Time Warner Cable acted when it learned users were posting objectionable material and eliminated the newsgroups, a mainstay of the Internet from its early days, said corporate spokesman Alex Dudley.
“We are not admitting to any guilt,” he said of the agreement with Cuomo.
He emphasized that Time Warner didn't host or provide any of the content and was simply a portal, allowing groups to be created with content provided by the users.
“As soon as we were made aware of the issue ... we took steps to correct,” Dudley said Tuesday.
Verizon admits no guilt and was never accused of wrongdoing, said Eric Rabe, vice president for communications at Verizon.
He said when concerns were raised about some of the tens of thousands of newsgroups, Verizon acted immediately to shut down the sites.
“There are people doing whatever they do on the Internet all the time and we can't possibly scan every use group,” he said. “But there are some things we can do and as soon as it's brought to our attention, we work very quickly.”
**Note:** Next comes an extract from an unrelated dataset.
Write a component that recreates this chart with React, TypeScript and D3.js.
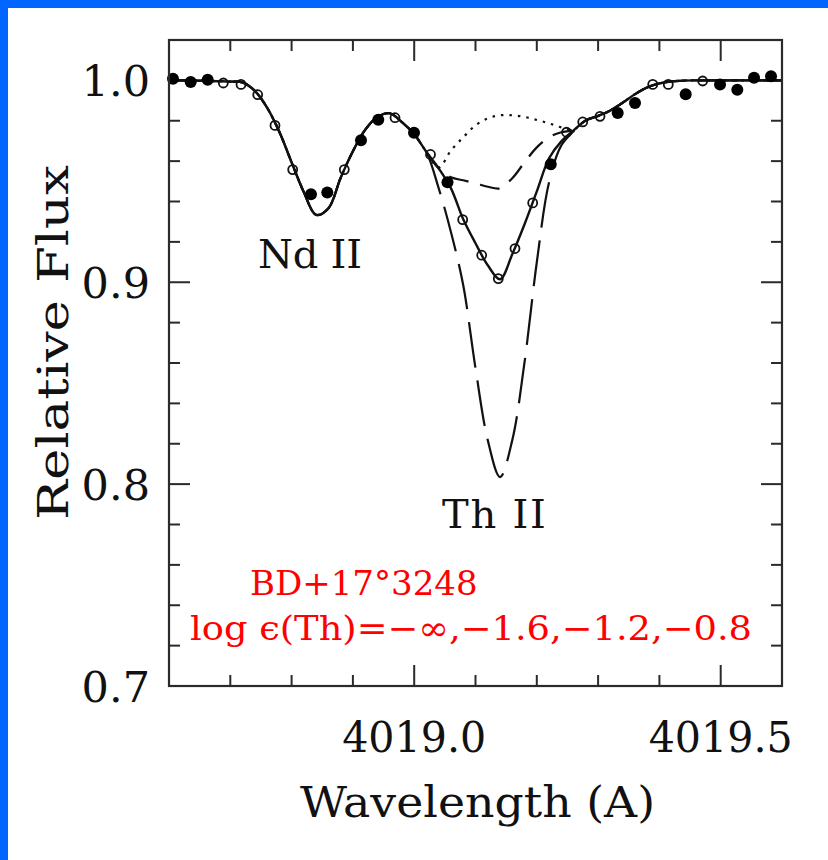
import React from 'react';
import * as d3 from 'd3';

// ---------- data ----------
const xDomain: [number, number] = [4018.6, 4019.6];
const yDomain: [number, number] = [0.7, 1.02];
const xMajorTicks = [4019.0, 4019.5];
const xTickLabels = ['4019.0', '4019.5'];
const yMajorTicks = [0.7, 0.8, 0.9, 1.0];
const yTickLabels = ['0.7', '0.8', '0.9', '1.0'];

// synthetic spectra: shared blue part (Nd II region)
const waveBlue = [4018.60, 4018.62, 4018.64, 4018.66, 4018.68, 4018.70, 4018.72, 4018.74, 4018.76, 4018.78, 4018.80,
  4018.82, 4018.84, 4018.86, 4018.88, 4018.90, 4018.92, 4018.94, 4018.96, 4018.98, 4019.00, 4019.02];
const fluxBlue = [1.0000, 1.0000, 0.9999, 0.9998, 0.9996, 0.9994, 0.9990, 0.9948, 0.9865, 0.9745, 0.9594,
  0.9446, 0.9334, 0.9366, 0.9517, 0.9649, 0.9755, 0.9819, 0.9837, 0.9793, 0.9733, 0.9645];
// Th II region, four abundances
const waveTh = [4019.04, 4019.06, 4019.08, 4019.10, 4019.12, 4019.14, 4019.16, 4019.18, 4019.20, 4019.22, 4019.24, 4019.26];
const fluxNoTh = [0.9569, 0.9653, 0.9718, 0.9777, 0.9812, 0.9827, 0.9827, 0.9819, 0.9804, 0.9787, 0.9767, 0.9757];
const fluxTh16 = [0.9564, 0.9520, 0.9505, 0.9490, 0.9473, 0.9465, 0.9515, 0.9594, 0.9668, 0.9718, 0.9743, 0.9755];
const fluxTh12 = [0.9564, 0.9465, 0.9312, 0.9193, 0.9084, 0.9015, 0.9139, 0.9287, 0.9450, 0.9614, 0.9698, 0.9752];
const fluxTh08 = [0.9465, 0.9248, 0.8985, 0.8574, 0.8218, 0.8035, 0.8218, 0.8604, 0.9099, 0.9495, 0.9678, 0.9748];
// shared red part
const waveRed = [4019.28, 4019.30, 4019.32, 4019.34, 4019.36, 4019.38, 4019.40, 4019.42, 4019.44, 4019.46, 4019.48,
  4019.50, 4019.52, 4019.54, 4019.56, 4019.58, 4019.60];
const fluxRed = [0.9802, 0.9824, 0.9851, 0.9889, 0.9931, 0.9965, 0.9985, 0.9995, 0.9999, 1.0000, 1.0000,
  1.0000, 1.0000, 1.0000, 1.0000, 1.0000, 1.0000];

// observed spectrum (points drawn as solid dots)
const obsDotWave = [4018.6065, 4018.6354, 4018.6631, 4018.8316, 4018.8582, 4018.9132, 4018.9414, 4018.9997, 4019.0543,
  4019.2227, 4019.3320, 4019.3602, 4019.4429, 4019.4989, 4019.5271, 4019.5544, 4019.5821];
const obsDotFlux = [1.0008, 0.9992, 1.0003, 0.9436, 0.9444, 0.9703, 0.9805, 0.9740, 0.9495,
  0.9584, 0.9838, 0.9888, 0.9931, 0.9980, 0.9954, 1.0013, 1.0020];
// observed spectrum (points drawn as rings)
const obsRingWave = [4018.6886, 4018.7175, 4018.7447, 4018.7729, 4018.8018, 4018.8860, 4018.9687, 4019.0266, 4019.0791,
  4019.1101, 4019.1372, 4019.1644, 4019.1933, 4019.2485, 4019.2749, 4019.3031, 4019.3891, 4019.4145, 4019.4706];
const obsRingFlux = [0.9987, 0.9980, 0.9929, 0.9777, 0.9558, 0.9558, 0.9815, 0.9633, 0.9310,
  0.9134, 0.9018, 0.9167, 0.9393, 0.9743, 0.9794, 0.9822, 0.9980, 0.9980, 0.9997];

const lineLabels = ['Nd II', 'Th II'];
const lineLabelWave = [4018.83, 4019.13];
const lineLabelFlux = [0.9069, 0.7782];
const starName = 'BD+17°3248';
const abundText = 'log ϵ(Th)=−∞,−1.6,−1.2,−0.8';
const xTitle = 'Wavelength (A)';
const yTitle = 'Relative Flux';

// ---------- layout ----------
const W = 828;
const H = 860;
const L = 169, R = 782, T = 40, B = 686;
const FONT = '"DejaVu Serif", serif';

export default function App() {
  const x = d3.scaleLinear().domain(xDomain).range([L, R]);
  const y = d3.scaleLinear().domain(yDomain).range([B, T]);

  const wave = [...waveBlue, ...waveTh, ...waveRed];
  const mk = (mid: number[]) => [...fluxBlue, ...mid, ...fluxRed].map((f, i) => [wave[i], f] as [number, number]);
  const line = d3.line<[number, number]>().x(d => x(d[0])).y(d => y(d[1])).curve(d3.curveCatmullRom.alpha(0.5));

  const xMinor = d3.range(0, 11).map(i => xDomain[0] + i * 0.1).filter(v => !xMajorTicks.some(m => Math.abs(m - v) < 1e-6));
  const yMinor = d3.range(0, 17).map(i => 0.7 + i * 0.02).filter(v => !yMajorTicks.some(m => Math.abs(m - v) < 1e-6));
  const maj = 21, mnr = 11;
  const axisColor = '#2a2a2a';

  return (
    <div style={{ position: 'fixed', left: 0, top: 0, width: W, height: H }}>
      <svg width={W} height={H} style={{ display: 'block' }}>
        <rect x={0} y={0} width={W} height={H} fill="#ffffff" />
        <rect x={0} y={0} width={W} height={8} fill="#0066ff" />
        <rect x={0} y={0} width={8} height={H} fill="#0066ff" />

        {/* ticks */}
        <g stroke={axisColor} strokeWidth={2}>
          {xMajorTicks.map(v => (
            <g key={'xm' + v}>
              <line x1={x(v)} x2={x(v)} y1={B} y2={B - maj} />
              <line x1={x(v)} x2={x(v)} y1={T} y2={T + maj} />
            </g>
          ))}
          {xMinor.map(v => (
            <g key={'xn' + v}>
              <line x1={x(v)} x2={x(v)} y1={B} y2={B - mnr} />
              <line x1={x(v)} x2={x(v)} y1={T} y2={T + mnr} />
            </g>
          ))}
          {yMajorTicks.map(v => (
            <g key={'ym' + v}>
              <line x1={L} x2={L + maj} y1={y(v)} y2={y(v)} />
              <line x1={R} x2={R - maj} y1={y(v)} y2={y(v)} />
            </g>
          ))}
          {yMinor.map(v => (
            <g key={'yn' + v}>
              <line x1={L} x2={L + mnr} y1={y(v)} y2={y(v)} />
              <line x1={R} x2={R - mnr} y1={y(v)} y2={y(v)} />
            </g>
          ))}
        </g>

        {/* ring points underneath lines */}
        {obsRingWave.map((w, i) => (
          <circle key={'r' + i} cx={x(w)} cy={y(obsRingFlux[i])} r={4.5} fill="#ffffff" stroke="#111" strokeWidth={1.8} />
        ))}

        {/* model spectra */}
        <g fill="none" stroke="#111" strokeLinecap="butt">
          <path d={line(mk(fluxNoTh)) || ''} strokeWidth={2.2} strokeDasharray="2.5,6" />
          <path d={line(mk(fluxTh16)) || ''} strokeWidth={2.2} strokeDasharray="20,12" />
          <path d={line(mk(fluxTh08)) || ''} strokeWidth={2.2} strokeDasharray="46,13" />
          <path d={line(mk(fluxTh12)) || ''} strokeWidth={2.4} />
        </g>

        {/* filled points */}
        {obsDotWave.map((w, i) => (
          <circle key={'d' + i} cx={x(w)} cy={y(obsDotFlux[i])} r={6} fill="#000" />
        ))}

        {/* frame */}
        <rect x={L} y={T} width={R - L} height={B - T} fill="none" stroke={axisColor} strokeWidth={2.2} />

        {/* tick labels */}
        <g fontFamily={FONT} fontSize={43} fill="#111">
          {yMajorTicks.map((v, i) => (
            <text key={'yl' + v} x={150} y={y(v) + 16} textAnchor="end">{yTickLabels[i]}</text>
          ))}
          {xMajorTicks.map((v, i) => (
            <text key={'xl' + v} x={x(v) - 72} y={752} textLength={144} lengthAdjust="spacingAndGlyphs">{xTickLabels[i]}</text>
          ))}
        </g>

        {/* axis titles */}
        <text x={300} y={817} fontFamily={FONT} fontSize={42} fill="#111" textLength={355} lengthAdjust="spacingAndGlyphs">{xTitle}</text>
        <text transform={`translate(68,520) rotate(-90)`} fontFamily={FONT} fontSize={42} fill="#111" textLength={355} lengthAdjust="spacingAndGlyphs">{yTitle}</text>

        {/* line identifications */}
        {lineLabels.map((s, i) => (
          <text key={s} x={x(lineLabelWave[i]) - 52} y={y(lineLabelFlux[i])} fontFamily={FONT} fontSize={40} fill="#111" textLength={104} lengthAdjust="spacing">{s}</text>
        ))}

        {/* annotation */}
        <text x={250} y={595} fontFamily={FONT} fontSize={34} fill="#ff0000">{starName}</text>
        <text x={190} y={640} fontFamily={FONT} fontSize={34} fill="#ff0000" textLength={562} lengthAdjust="spacingAndGlyphs">{abundText}</text>
      </svg>
    </div>
  );
}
“The tension there is between allowing customers the ability to communicate with their privacy rights protected and preventing people from doing things that are illegal,” Rabe said.
“We are doing our part to deter the accessibility of such harmful content through the internet and we are providing monetary resources that will go toward the identification and removal of online child pornography,” said Sprint Senior Public Affairs Manager Matthew Sullivan. “We embrace this opportunity to build upon our own long-standing commitment to online child safety.”
Verizon and Time Warner Cable are two of the five largest Internet service providers in the world. Verizon has 8.2 million subscribers and Time Warner Cable's Road Runner has 7.9 million. Sprint is one of the three largest wireless companies in the United States.
Cuomo said his investigation of two other large national service providers is continuing, but he wouldn't name them.
He has used similar probes and the possibility of civil or criminal charges to extract concessions on Internet safety in the past.